> _Instruction_
In the records below, reproduce exactly the lines from the one containing "Give me the matplotlib source for this chart." through the one containing "W, H = 821, 560", both included, and omit the pictures.

====

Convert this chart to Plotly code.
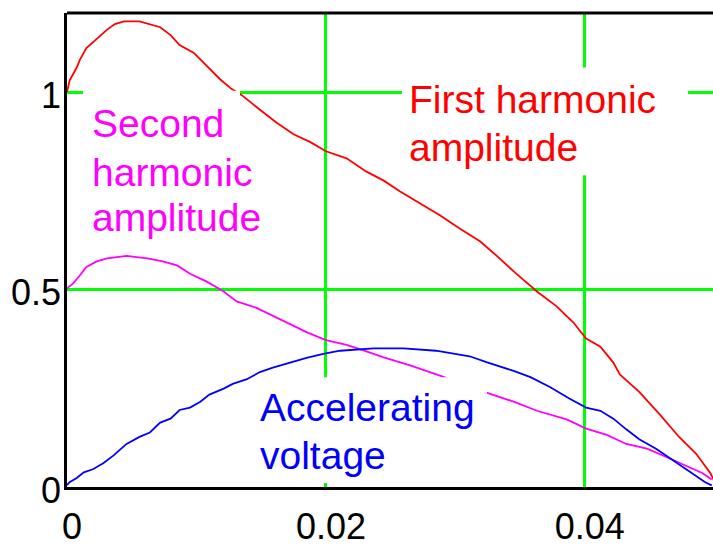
import plotly.graph_objects as go

# ---- data ----
first_x = [0, 0.0002, 0.00075, 0.001, 0.0015, 0.0023, 0.0031, 0.0037, 0.0044, 0.0056, 0.0064,
           0.0072, 0.008, 0.0087, 0.0098, 0.0108, 0.0118, 0.0127, 0.0135, 0.0149, 0.0162, 0.0175,
           0.0188, 0.02, 0.0216, 0.0231, 0.0245, 0.0257, 0.0273, 0.0288, 0.0303, 0.0319, 0.0332,
           0.0347, 0.0363, 0.0378, 0.0391, 0.0401, 0.0412, 0.0422, 0.0427, 0.0442, 0.0458, 0.0473,
           0.0486, 0.0497, 0.05]
first_y = [1.0, 1.029, 1.062, 1.082, 1.111, 1.135, 1.158, 1.172, 1.179, 1.179, 1.172,
           1.164, 1.144, 1.119, 1.099, 1.066, 1.033, 1.008, 0.992, 0.955, 0.922, 0.893,
           0.873, 0.850, 0.832, 0.799, 0.775, 0.749, 0.717, 0.688, 0.655, 0.622, 0.585,
           0.540, 0.495, 0.458, 0.417, 0.376, 0.355, 0.315, 0.285, 0.241, 0.183, 0.126,
           0.084, 0.035, 0.015]

second_x = [0, 0.0005, 0.001, 0.0015, 0.0023, 0.0031, 0.0046, 0.0062, 0.0074, 0.0085, 0.0095,
            0.0108, 0.0121, 0.0131, 0.0146, 0.0185, 0.02, 0.0216, 0.0229, 0.0244, 0.0265, 0.028,
            0.0287, 0.0324, 0.0345, 0.0363, 0.0386, 0.0401, 0.0417, 0.0432, 0.0448, 0.0463,
            0.0479, 0.0491, 0.0498]
second_y = [0.503, 0.516, 0.536, 0.557, 0.571, 0.579, 0.585, 0.579, 0.571, 0.561, 0.540,
            0.520, 0.495, 0.470, 0.454, 0.392, 0.372, 0.360, 0.346, 0.329, 0.308, 0.291,
            0.283, 0.239, 0.216, 0.193, 0.171, 0.148, 0.132, 0.109, 0.097, 0.076,
            0.052, 0.035, 0.019]

accel_x = [0, 0.0002, 0.00075, 0.0013, 0.002, 0.0028, 0.0036, 0.0046, 0.0056, 0.0064, 0.0072,
           0.008, 0.0087, 0.0095, 0.0103, 0.011, 0.0121, 0.0128, 0.0139, 0.0149, 0.0159, 0.0172,
           0.0185, 0.0198, 0.0211, 0.0237, 0.026, 0.0285, 0.0301, 0.0311, 0.0324, 0.0345,
           0.0358, 0.0373, 0.0388, 0.0401, 0.0412, 0.0422, 0.0432, 0.0442, 0.0455, 0.0468,
           0.0481, 0.0493, 0.0498]
accel_y = [0.005, 0.012, 0.023, 0.037, 0.045, 0.060, 0.080, 0.109, 0.127, 0.138, 0.163,
           0.173, 0.195, 0.201, 0.216, 0.234, 0.249, 0.261, 0.273, 0.291, 0.302, 0.314,
           0.327, 0.337, 0.345, 0.351, 0.351, 0.345, 0.337, 0.331, 0.316, 0.294,
           0.278, 0.253, 0.224, 0.201, 0.193, 0.173, 0.146, 0.121, 0.097, 0.068,
           0.039, 0.012, 0.004]

x_ticks = [0, 0.02, 0.04]
x_tick_labels = ["0", "0.02", "0.04"]
y_ticks = [0, 0.5, 1]
y_tick_labels = ["0", "0.5", "1"]

# ---- layout geometry ----
W, H = 713, 547
ML, MR, MT, MB = 67, 0, 13, 46
PW, PH = W - ML - MR, H - MT - MB
FONT = "Liberation Sans, Arial, sans-serif"
LABEL_SIZE = 39
TICK_SIZE = 36


def px(x):
    return (x - ML) / PW


def py(y):
    return (H - MB - y) / PH


fig = go.Figure()
fig.add_trace(go.Scatter(x=first_x, y=first_y, mode="lines",
                         line=dict(color="#FF0000", width=1.8), name="First harmonic amplitude"))
fig.add_trace(go.Scatter(x=second_x, y=second_y, mode="lines",
                         line=dict(color="#FF00FF", width=1.8), name="Second harmonic amplitude"))
fig.add_trace(go.Scatter(x=accel_x, y=accel_y, mode="lines",
                         line=dict(color="#0000FF", width=1.8), name="Accelerating voltage"))

shapes = []
# white text-region backgrounds (hide grid/curves behind labels)
for (x0, y0, x1, y1) in [(402, 69, 688, 180), (83, 93, 240, 252), (254, 388, 487, 497)]:
    shapes.append(dict(type="rect", xref="paper", yref="paper",
                       x0=px(x0), x1=px(x1), y0=py(y1), y1=py(y0),
                       fillcolor="white", line=dict(width=0), layer="above"))
# top frame line
shapes.append(dict(type="line", xref="paper", yref="paper", x0=0, x1=1, y0=1, y1=1,
                   line=dict(color="black", width=3)))

ann = []
labels = [
    ("First harmonic", 408, 115, "#FF0000"),
    ("amplitude", 408, 164, "#FF0000"),
    ("Second", 91, 140, "#FF00FF"),
    ("harmonic", 91, 190, "#FF00FF"),
    ("amplitude", 91, 237, "#FF00FF"),
    ("Accelerating", 259, 432, "#0000FF"),
    ("voltage", 259, 482, "#0000FF"),
]
for text, lx, base, col in labels:
    ann.append(dict(text=text, xref="paper", yref="paper", x=px(lx), y=py(base - 13),
                    xanchor="left", yanchor="middle", showarrow=False,
                    font=dict(family=FONT, size=LABEL_SIZE, color=col), borderpad=0))

# y tick labels placed next to the axis
for val, txt in zip(y_ticks, y_tick_labels):
    ann.append(dict(text=txt, xref="paper", yref="y", x=0, y=val,
                    xanchor="right", yanchor="middle", xshift=-5, yshift=-3,
                    showarrow=False, borderpad=0,
                    font=dict(family=FONT, size=TICK_SIZE, color="black")))

fig.update_layout(
    width=W, height=H, autosize=False,
    margin=dict(l=ML, r=MR, t=MT, b=MB, pad=0),
    paper_bgcolor="white", plot_bgcolor="white",
    showlegend=False,
    shapes=shapes, annotations=ann,
    font=dict(family=FONT, size=TICK_SIZE, color="black"),
)
fig.update_xaxes(range=[0, 0.0499], tickvals=x_ticks, ticktext=x_tick_labels,
                 showgrid=True, gridcolor="#00FF00", gridwidth=3,
                 showline=True, linecolor="black", linewidth=3, mirror=False,
                 zeroline=False, ticks="", ticklen=0, ticklabelstandoff=6,
                 ticklabelshift=5,
                 tickfont=dict(family=FONT, size=TICK_SIZE, color="black"))
fig.update_yaxes(range=[0, 1.2], tickvals=y_ticks, ticktext=y_tick_labels,
                 showgrid=True, gridcolor="#00FF00", gridwidth=3,
                 showline=True, linecolor="black", linewidth=3, mirror=False,
                 zeroline=False, ticks="", ticklen=0, showticklabels=False)

fig.write_html("out.html")
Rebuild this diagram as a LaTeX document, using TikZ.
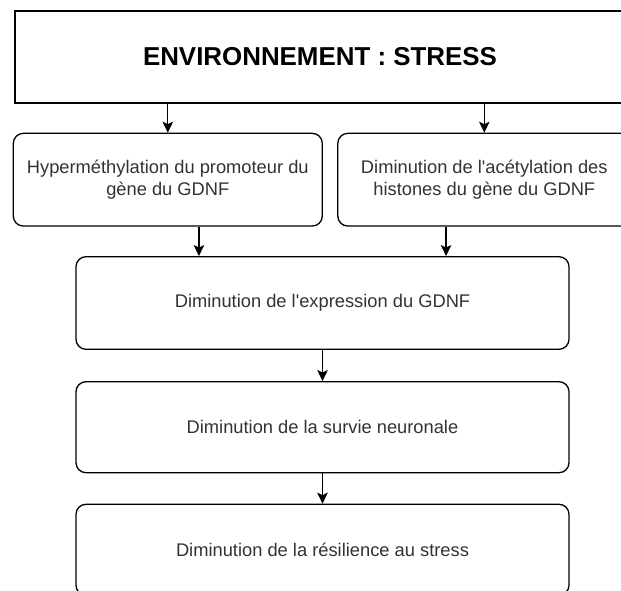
\documentclass[tikz,border=0pt]{standalone}
\usepackage{fontspec}
% no TeX ligature mapping, so ' stays a straight apostrophe
\setmainfont{Liberation Sans}[Ligatures=TeXOff]
\usetikzlibrary{arrows.meta,calc}

\tikzset{
  flowbox/.style={draw=black, line width=1.3pt, rounded corners=10pt, fill=white,
    inner sep=0pt, align=center, text=black!80,
    font=\fontsize{18.3}{21.5}\selectfont},
  titlebox/.style={draw=black, line width=1.3pt, fill=white, inner sep=0pt,
    align=center, text=black,
    font=\fontsize{25.9}{30}\selectfont\bfseries},
  flowarrow/.style={draw=black, line width=1.3pt,
    -{Stealth[length=11pt, width=10.5pt, inset=2.5pt]}}
}

\begin{document}
\begin{tikzpicture}[x=1pt, y=-1pt]
  \clip (0,0) rectangle (621,591);
  \fill[white] (0,0) rectangle (621,591);

  % cause
  \node[titlebox, minimum width=610pt, minimum height=92pt] (env) at (320,57)
    {ENVIRONNEMENT : STRESS};

  % epigenetic changes
  \node[flowbox, minimum width=309pt, minimum height=92.7pt] (meth) at (167.8,179.7)
    {Hyperméthylation du promoteur du\\gène du GDNF};
  \node[flowbox, minimum width=293pt, minimum height=92.7pt] (acet) at (484.3,179.7)
    {Diminution de l'acétylation des\\histones du gène du GDNF};

  % consequences
  \node[flowbox, minimum width=493pt, minimum height=92.6pt] (expr) at (322.5,303)
    {Diminution de l'expression du GDNF};
  \node[flowbox, minimum width=493pt, minimum height=91pt] (surv) at (322.5,427.2)
    {Diminution de la survie neuronale};
  \node[flowbox, minimum width=493pt, minimum height=91pt] (resil) at (322.5,549.8)
    {Diminution de la résilience au stress};

  % entry points on the expression box
  \coordinate (exprL) at ($(expr.north west)!0.25!(expr.north east)$);
  \coordinate (exprR) at ($(expr.north west)!0.75!(expr.north east)$);

  % connectors
  \draw[flowarrow] (meth.north |- env.south) -- (meth.north);
  \draw[flowarrow] (acet.north |- env.south) -- (acet.north);
  \draw[flowarrow] (exprL |- meth.south) -- (exprL);
  \draw[flowarrow] (exprR |- acet.south) -- (exprR);
  \draw[flowarrow] (expr.south) -- (surv.north);
  \draw[flowarrow] (surv.south) -- (resil.north);
\end{tikzpicture}
\end{document}
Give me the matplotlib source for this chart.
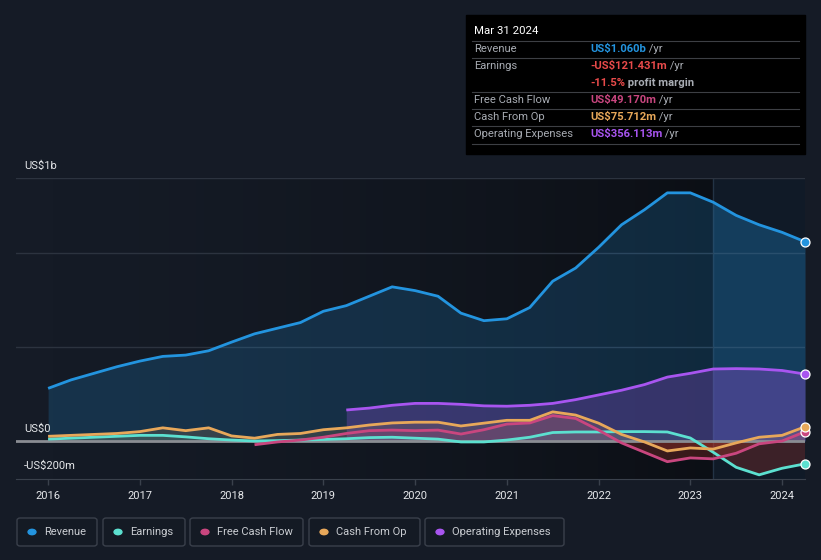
import numpy as np
import matplotlib
matplotlib.use("Agg")
import matplotlib.pyplot as plt
from matplotlib.patches import Rectangle, FancyBboxPatch, Circle

# --- palette ---
BG = "#151b26"
REV = "#2394df"
EARN = "#5ce0d0"
FCF = "#c9467f"
CFO = "#e8a85a"
OPEX = "#a855f0"
NEG = "#e84a4a"
GRID = "#2c333f"
MUTED = "#a8acb3"
TXT = "#e6e8eb"

W, H = 821, 560

# --- data (US$ billions, trailing twelve months, quarterly) ---
rev_x = [2016.0, 2016.25, 2016.5, 2016.75, 2017.0, 2017.25, 2017.5, 2017.75,
         2018.0, 2018.25, 2018.5, 2018.75, 2019.0, 2019.25, 2019.5, 2019.75,
         2020.0, 2020.25, 2020.5, 2020.75, 2021.0, 2021.25, 2021.5, 2021.75,
         2022.0, 2022.25, 2022.5, 2022.75, 2023.0, 2023.25, 2023.5, 2023.75,
         2024.0, 2024.25]
revenue = [0.28, 0.325, 0.36, 0.395, 0.425, 0.45, 0.457, 0.48,
           0.526, 0.57, 0.60, 0.63, 0.69, 0.72, 0.77, 0.82,
           0.80, 0.77, 0.68, 0.64, 0.65, 0.71, 0.85, 0.92,
           1.03, 1.15, 1.23, 1.32, 1.32, 1.27, 1.20, 1.15,
           1.11, 1.060]
earnings = [0.01, 0.015, 0.02, 0.025, 0.03, 0.03, 0.022, 0.012,
            0.005, 0.0, 0.002, 0.005, 0.008, 0.012, 0.018, 0.02,
            0.015, 0.01, -0.005, -0.005, 0.005, 0.02, 0.045, 0.048,
            0.048, 0.05, 0.05, 0.048, 0.016, -0.06, -0.14, -0.18,
            -0.145, -0.121431]
cfo = [0.025, 0.03, 0.035, 0.04, 0.05, 0.07, 0.055, 0.07,
       0.027, 0.015, 0.035, 0.04, 0.06, 0.07, 0.085, 0.096,
       0.10, 0.10, 0.08, 0.095, 0.11, 0.11, 0.155, 0.138,
       0.095, 0.035, -0.005, -0.053, -0.037, -0.043, -0.01, 0.02,
       0.03, 0.075712]

fcf_x = rev_x[9:]
fcf = [-0.02, -0.005, 0.005, 0.02, 0.04, 0.055, 0.058, 0.055,
       0.058, 0.037, 0.06, 0.09, 0.096, 0.135, 0.12, 0.058,
       -0.01, -0.06, -0.11, -0.09, -0.095, -0.065, -0.015, 0.0,
       0.04917]

opex_x = rev_x[13:]
opex = [0.165, 0.175, 0.19, 0.20, 0.20, 0.195, 0.187, 0.185,
        0.19, 0.20, 0.22, 0.245, 0.27, 0.30, 0.34, 0.36,
        0.383, 0.385, 0.383, 0.375, 0.356113]

years = list(range(2016, 2025))
past_start = 2023.25


def fx(px):
    return px / W


def fy(py):
    return 1 - py / H


plt.rcParams.update({"font.family": ["Roboto", "DejaVu Sans"], "font.size": 8})
fig = plt.figure(figsize=(W / 100, H / 100), dpi=100, facecolor=BG)
ax = fig.add_axes([fx(16), fy(478.6), fx(805) - fx(16), fy(177.8) - fy(478.6)])
ax.set_facecolor(BG)
ax.set_xlim(2015.65, 2024.25)
ax.set_ylim(-0.2, 1.4)

# darkening gradient toward the last year, then the highlighted past-year band
grad = np.linspace(0, 1, 256) ** 1.6
rgba = np.zeros((1, 256, 4))
rgba[..., 3] = grad * 0.45
ax.imshow(rgba, extent=[2015.65, past_start, -0.2, 1.4], aspect="auto", zorder=0)
ax.axvspan(past_start, 2024.25, color="#0d1a28", alpha=0.6, lw=0, zorder=0)
ax.axvline(past_start, color="#233345", lw=1, zorder=0.5)

for v in (0.5, 1.0, 1.4):
    ax.axhline(v, color=GRID, lw=1, zorder=0.6)


def area(x, y, c, a, boost=0.0):
    x = np.asarray(x)
    y = np.asarray(y)
    ax.fill_between(x, y, 0, where=y >= 0, interpolate=True, color=c, alpha=a, lw=0, zorder=1)
    ax.fill_between(x, y, 0, where=y < 0, interpolate=True, color="#c0392b", alpha=0.25, lw=0, zorder=1)
    if boost:
        m = x >= past_start
        ax.fill_between(x[m], y[m], 0, where=y[m] >= 0, color=c, alpha=boost, lw=0, zorder=1)


area(rev_x, revenue, REV, 0.2, boost=0.12)
area(opex_x, opex, OPEX, 0.25, boost=0.08)
area(rev_x, cfo, CFO, 0.15)
area(fcf_x, fcf, FCF, 0.15)
area(rev_x, earnings, EARN, 0.1)

ax.axhline(0, color="#8a8d93", lw=2, zorder=2)

series = [(rev_x, revenue, REV), (opex_x, opex, OPEX), (rev_x, earnings, EARN),
          (fcf_x, fcf, FCF), (rev_x, cfo, CFO)]
for x, y, c in series:
    ax.plot(x, y, color=c, lw=2.0, solid_joinstyle="round", solid_capstyle="butt", zorder=3)
for x, y, c in series:
    ax.scatter([x[-1]], [y[-1]], s=42, color=c, edgecolor="white", lw=0.9, zorder=4, clip_on=False)

for s in ("top", "right", "left"):
    ax.spines[s].set_visible(False)
ax.spines["bottom"].set_color("#3a414c")
ax.set_yticks([])
ax.set_xticks(years)
ax.set_xticklabels([str(y) for y in years])
ax.tick_params(axis="x", colors="#3a414c", labelcolor=TXT, length=4, width=1, pad=5, labelsize=8)

# y labels
fig.text(fx(24), fy(166), "US$1b", color=TXT, fontsize=8, va="center")
fig.text(fx(24), fy(429), "US$0", color=TXT, fontsize=8, va="center")
fig.text(fx(24), fy(466), "-US$200m", color=TXT, fontsize=8, va="center")

# --- tooltip box ---
fig.patches.append(Rectangle((fx(466), fy(154)), fx(805) - fx(466), fy(15) - fy(154),
                             transform=fig.transFigure, color="black", zorder=5))
fig.text(fx(474), fy(31), "Mar 31 2024", color="white", fontsize=8.2, va="center", zorder=6)
for ly in (41, 58, 92, 109, 126, 144):
    fig.lines.append(plt.Line2D([fx(472), fx(799)], [fy(ly), fy(ly)], transform=fig.transFigure,
                                color="#3d3f44", lw=0.8, zorder=6))

rows = [(49, "Revenue", "US$1.060b", REV, " /yr"),
        (66, "Earnings", "-US$121.431m", NEG, " /yr"),
        (83, "", "-11.5%", NEG, " profit margin"),
        (100, "Free Cash Flow", "US$49.170m", FCF, " /yr"),
        (117, "Cash From Op", "US$75.712m", CFO, " /yr"),
        (134, "Operating Expenses", "US$356.113m", OPEX, " /yr")]
renderer = fig.canvas.get_renderer()
for ry, lab, val, c, tail in rows:
    if lab:
        fig.text(fx(474), fy(ry), lab, color=MUTED, fontsize=8.1, va="center", zorder=6)
    t = fig.text(fx(590), fy(ry), val, color=c, fontsize=8.1, fontweight="bold", va="center", zorder=6)
    bb = t.get_window_extent(renderer)
    fig.text(bb.x1 / fig.bbox.width, fy(ry), tail, color=MUTED, fontsize=8.1,
             fontweight="bold" if tail != " /yr" else "normal", va="center", zorder=6)

# --- legend ---
legend = [(17, 97, "Revenue", REV), (103, 185, "Earnings", EARN),
          (190, 303, "Free Cash Flow", FCF), (309, 420, "Cash From Op", CFO),
          (425, 564, "Operating Expenses", OPEX)]
for x0, x1, lab, c in legend:
    fig.patches.append(FancyBboxPatch((fx(x0), fy(546)), fx(x1) - fx(x0), fy(518) - fy(546),
                                      boxstyle="round,pad=0,rounding_size=0.004",
                                      transform=fig.transFigure, facecolor="#141a24",
                                      edgecolor="#3a404b", lw=1))
    fig.patches.append(Circle((fx(x0 + 15), fy(532)), 0.0048, transform=fig.transFigure,
                              color=c, zorder=3))
    fig.text(fx(x0 + 27), fy(532), lab, color="#c9ccd1", fontsize=8, va="center")

fig.savefig("out.png", dpi=100, facecolor=BG)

====

> _Answer for this exercise_
Give me the matplotlib source for this chart.
import numpy as np
import matplotlib
matplotlib.use("Agg")
import matplotlib.pyplot as plt
from matplotlib.patches import Rectangle, FancyBboxPatch, Circle

# --- palette ---
BG = "#151b26"
REV = "#2394df"
EARN = "#5ce0d0"
FCF = "#c9467f"
CFO = "#e8a85a"
OPEX = "#a855f0"
NEG = "#e84a4a"
GRID = "#2c333f"
MUTED = "#a8acb3"
TXT = "#e6e8eb"

W, H = 821, 560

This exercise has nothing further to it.